## Data for this task:
^^^^^^^^
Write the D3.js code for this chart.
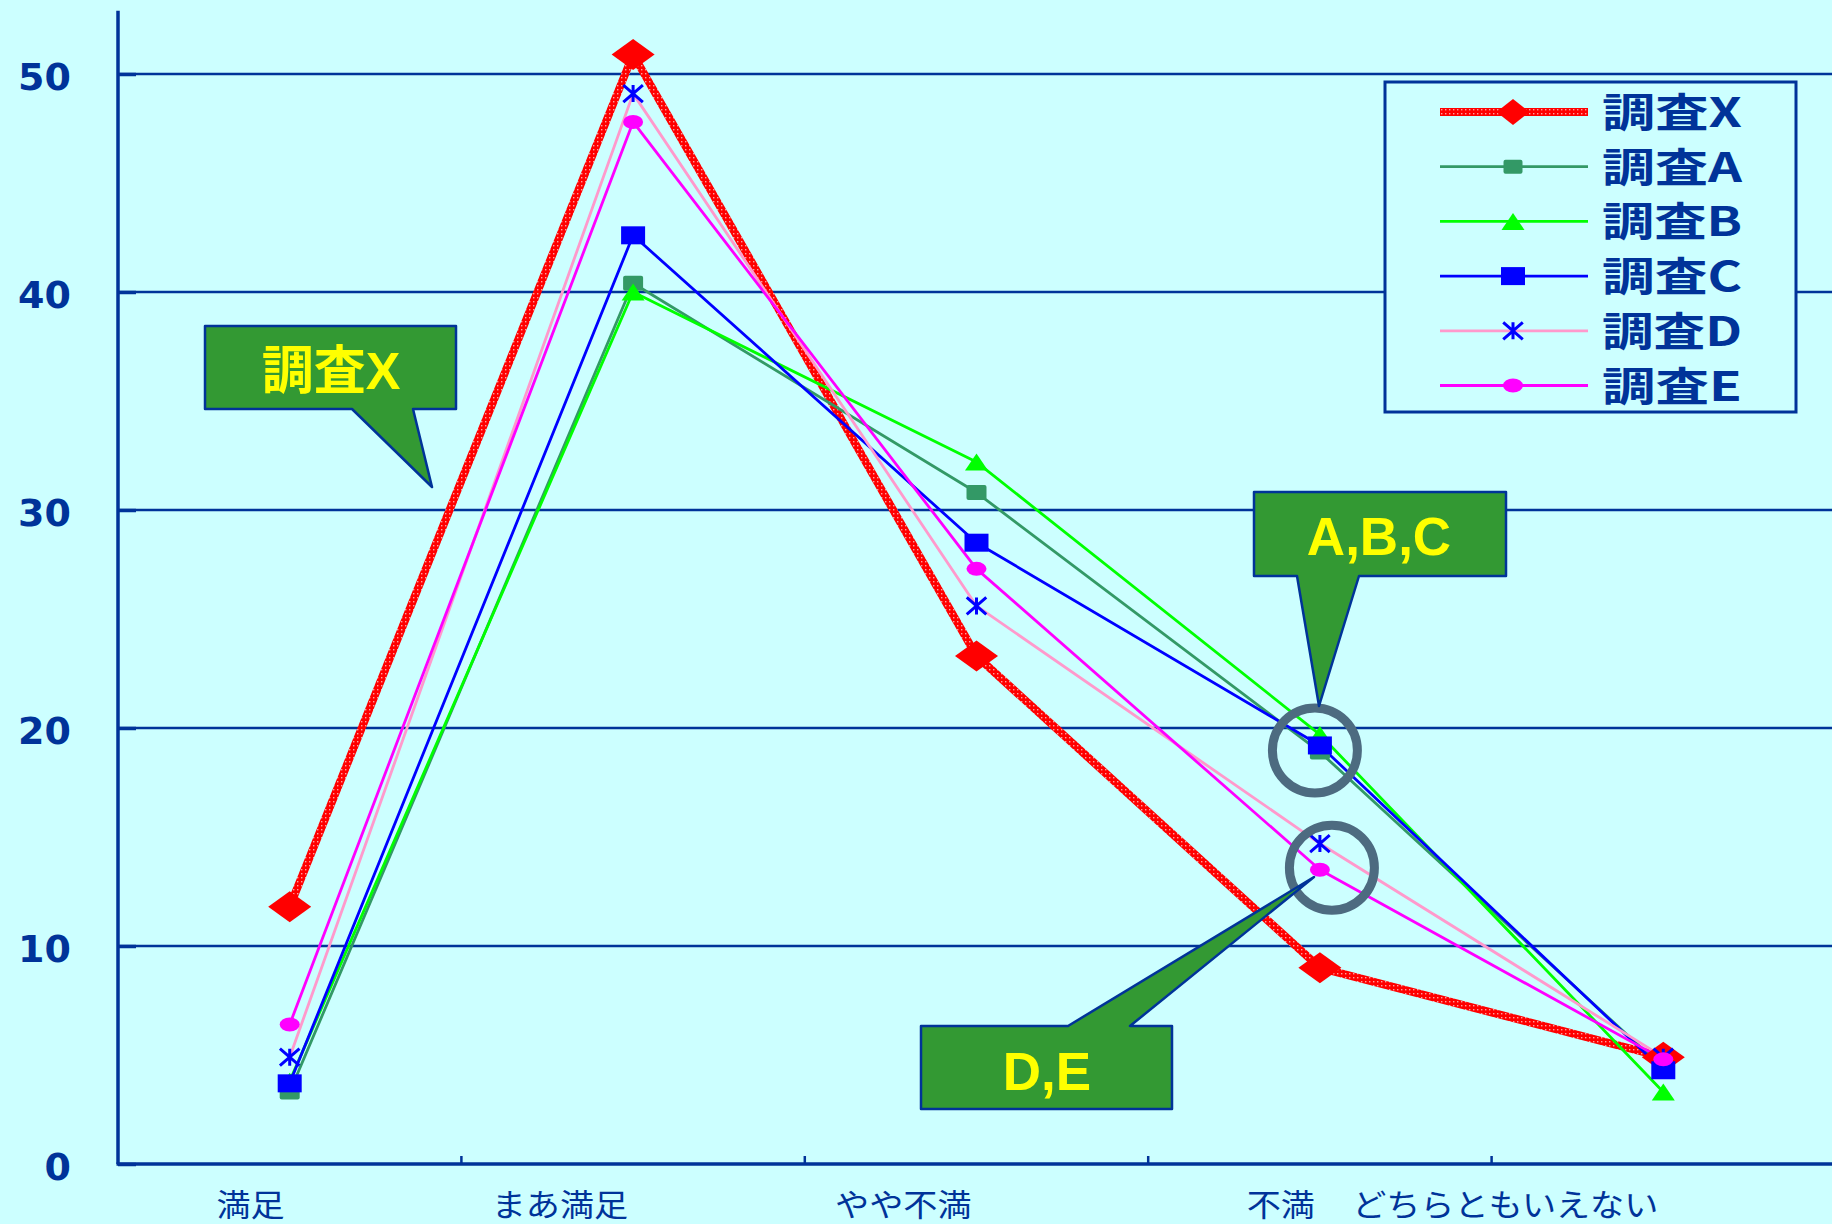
^^^^^^^^
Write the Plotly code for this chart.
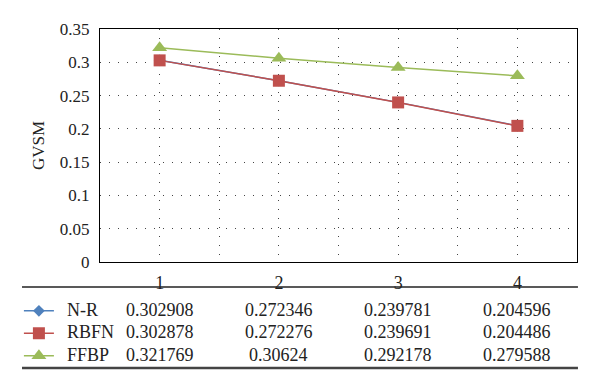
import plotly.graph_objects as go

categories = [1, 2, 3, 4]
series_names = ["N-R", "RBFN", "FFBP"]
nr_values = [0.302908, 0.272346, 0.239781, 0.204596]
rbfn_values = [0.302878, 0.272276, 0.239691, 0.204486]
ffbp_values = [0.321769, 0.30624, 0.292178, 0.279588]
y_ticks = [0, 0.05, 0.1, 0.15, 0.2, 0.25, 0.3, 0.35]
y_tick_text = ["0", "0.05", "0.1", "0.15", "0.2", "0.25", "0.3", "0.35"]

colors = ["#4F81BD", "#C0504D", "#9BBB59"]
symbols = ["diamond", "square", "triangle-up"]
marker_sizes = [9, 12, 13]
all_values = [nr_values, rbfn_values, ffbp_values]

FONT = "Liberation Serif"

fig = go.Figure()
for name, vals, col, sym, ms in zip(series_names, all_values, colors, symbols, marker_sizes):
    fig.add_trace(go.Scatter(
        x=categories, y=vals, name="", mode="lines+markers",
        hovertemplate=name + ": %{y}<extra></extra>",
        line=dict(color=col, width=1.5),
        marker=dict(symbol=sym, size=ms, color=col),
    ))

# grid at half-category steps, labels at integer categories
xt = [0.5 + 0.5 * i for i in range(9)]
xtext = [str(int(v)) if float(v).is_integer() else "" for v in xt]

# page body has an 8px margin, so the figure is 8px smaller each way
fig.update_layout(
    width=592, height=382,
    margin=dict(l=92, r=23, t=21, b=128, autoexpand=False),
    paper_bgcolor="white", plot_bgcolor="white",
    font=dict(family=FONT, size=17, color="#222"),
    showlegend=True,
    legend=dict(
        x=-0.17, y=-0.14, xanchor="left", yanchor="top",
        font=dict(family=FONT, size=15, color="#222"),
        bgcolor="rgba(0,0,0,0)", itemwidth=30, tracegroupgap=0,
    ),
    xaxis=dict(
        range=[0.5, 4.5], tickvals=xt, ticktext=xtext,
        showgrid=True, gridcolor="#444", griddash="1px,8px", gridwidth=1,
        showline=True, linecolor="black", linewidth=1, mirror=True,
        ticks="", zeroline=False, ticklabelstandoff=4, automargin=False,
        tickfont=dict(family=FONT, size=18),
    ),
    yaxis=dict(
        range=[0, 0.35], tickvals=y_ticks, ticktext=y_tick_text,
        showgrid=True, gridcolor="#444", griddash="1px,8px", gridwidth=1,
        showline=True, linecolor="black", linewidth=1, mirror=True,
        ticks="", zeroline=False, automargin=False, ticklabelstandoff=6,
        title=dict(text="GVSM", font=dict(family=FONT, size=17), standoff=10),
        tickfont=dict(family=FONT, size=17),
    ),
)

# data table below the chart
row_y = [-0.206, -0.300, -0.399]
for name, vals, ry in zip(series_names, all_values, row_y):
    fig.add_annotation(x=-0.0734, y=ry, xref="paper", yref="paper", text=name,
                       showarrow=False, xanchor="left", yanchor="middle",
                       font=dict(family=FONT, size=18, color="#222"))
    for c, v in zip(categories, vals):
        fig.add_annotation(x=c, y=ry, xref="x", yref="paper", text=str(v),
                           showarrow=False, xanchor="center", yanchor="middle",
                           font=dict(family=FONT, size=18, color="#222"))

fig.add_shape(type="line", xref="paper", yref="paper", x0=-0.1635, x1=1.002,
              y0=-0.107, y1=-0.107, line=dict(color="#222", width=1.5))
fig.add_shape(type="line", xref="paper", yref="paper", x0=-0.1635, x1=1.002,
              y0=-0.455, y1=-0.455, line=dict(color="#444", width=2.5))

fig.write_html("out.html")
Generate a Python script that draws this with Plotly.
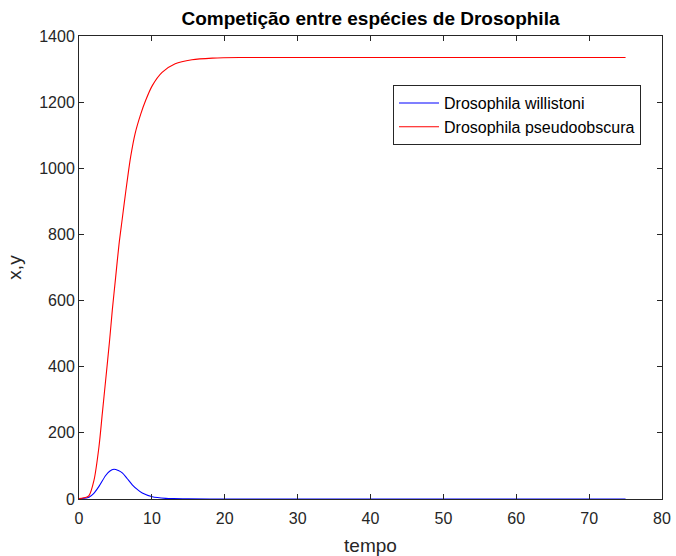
^^^^^^^^
## What is needed:
Of the lines above, quote exactly those from the one with "Write the Plotly code for this chart." through the one with "import plotly.graph_objects as go", ends included; pictures stay out.

## Expected answer:
Write the Plotly code for this chart.
import plotly.graph_objects as go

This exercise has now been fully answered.